" 'cause I am down on my knees and waiting for something beautiful"



Wednesday, November 28, 2012

An Inch Deep

I remember the first time I heard the sound.  I was walking down a Rwandan country lane between IWE and our hotel.

The sound of a machete striking plants, as people worked in the fields to raise crops to feed their families.

To many people, the sound might not fill your gut with emotion, with hurt, with confusion.  I used to be one of those folks.

Until I began to learn about Rwanda as I prepared for our ministry trip there in October.  I read about Rwanda, to prepare myself, to begin to try to understand what happened there in 1994, when nearly one million people were killed due to tribal tensions in approximately thirty days.  The books I read (I recommend Left to Tell and My Father, Maker of the Trees) began to explain the horrors that so many Rwandans experienced while the world stood aside and watched. 

Parts of both accounts were graphic, although I am sure not as graphic, horrific, and inexplicably violent as what the Rwandan people experienced in that month.  I was touched and challenged reading these books.  I didn't expect to be so physically nauseated hearing a machete, once a preferred weapon of genocide in murder, violence, and intimidation being used so commonly in the hills for peaceful agricultural work.

I still do not, cannot understand what happened in Rwanda, in a nation full of people so kind, loving, and relational.  At the end of our week, we visited a genocide memorial in Kigali - it was more awful and sad than I can still understand or write.  And per many statistics, at least 90% of Rwandans considered themselves Christian at the time of the genocide.  The more I think about it, the more realize how hard at work Satan is, trying to drive a divide between us, to play to our weaknesses, to keep us from going deep in God, from having deep roots, from being strong in our faith and strong when faced with temptation.

How does Satan keep us only an inch deep?  By keeping us prideful, busy, away from community.  By filling our minds with lies and crowding out the part of us that seeks to spend time studying the Word.  Away from people who preach the Bible in truth and love.  Filling our hearts with false self-righteousness.  I could keep writing, but you get the picture.

It seems to me that many Rwandans, at the time of the genocide, were only an inch deep in their faith.  Being home, I realize that is also the case for most American Christians.  How far are we from a similar event, from turning away again from the genocides currently happening in the Sudan and other places in our world?

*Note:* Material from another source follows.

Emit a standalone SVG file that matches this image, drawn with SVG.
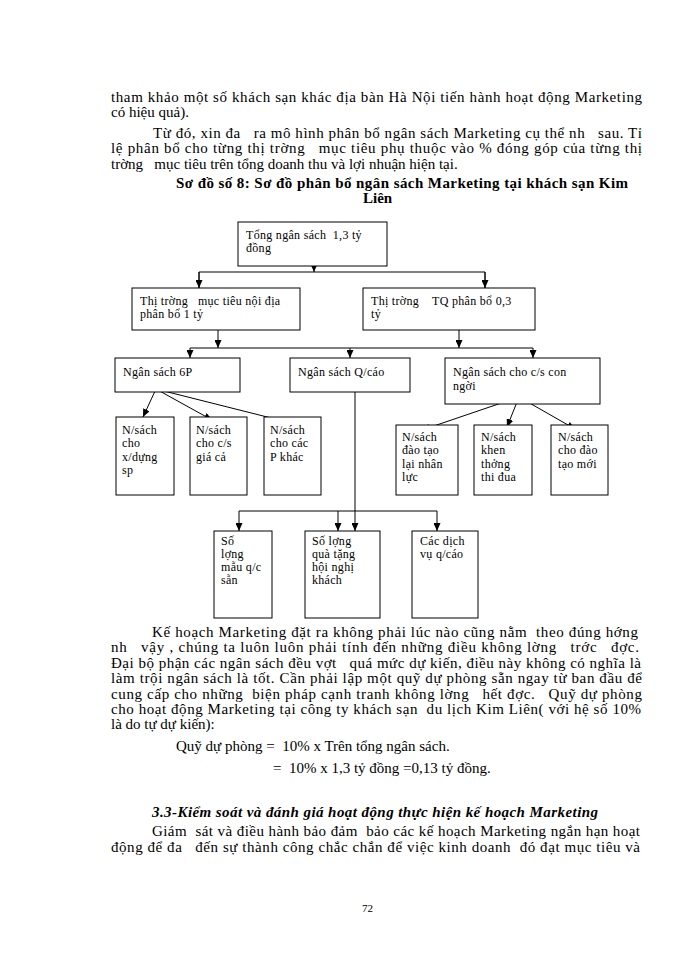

I believe as short term missionaries, we have a huge responsibility to live different lives when we return based on who we meet and what we experience but also to be agents of change in those who stayed home and supported us in prayer, friendship, and financially.  The great difficulty, to me at least, is discerning HOW I am to live differently, why my heart is burdened, hurting, changing and growing.  The more I process my adventure, the more I realize how incredibly important and valuable is my current mission field of Charlotte, NC.  So many people I know are shallow in their faith, without strong roots, without knowing how to live Kingdom kind of lives. 

One of my favorite prayers in the Bible, prayers for myself, and prayers for so many people in my life:

"...so that Christ may dwell in your hearts through faith - that you, being rooted and grounded in love, may have strength to comprehend with all the saints what is the breadth and length and height and depth, and to know the love of Christ that surpasses all knowledge, that you may be filled with all the fullness of God." 
---Ephesians 3: 17 - 20




I think I'm supposed to help others live this prayer, to be more than an inch deep in their faith, to change our world on both sides of the Atlantic.  Let's just see how now!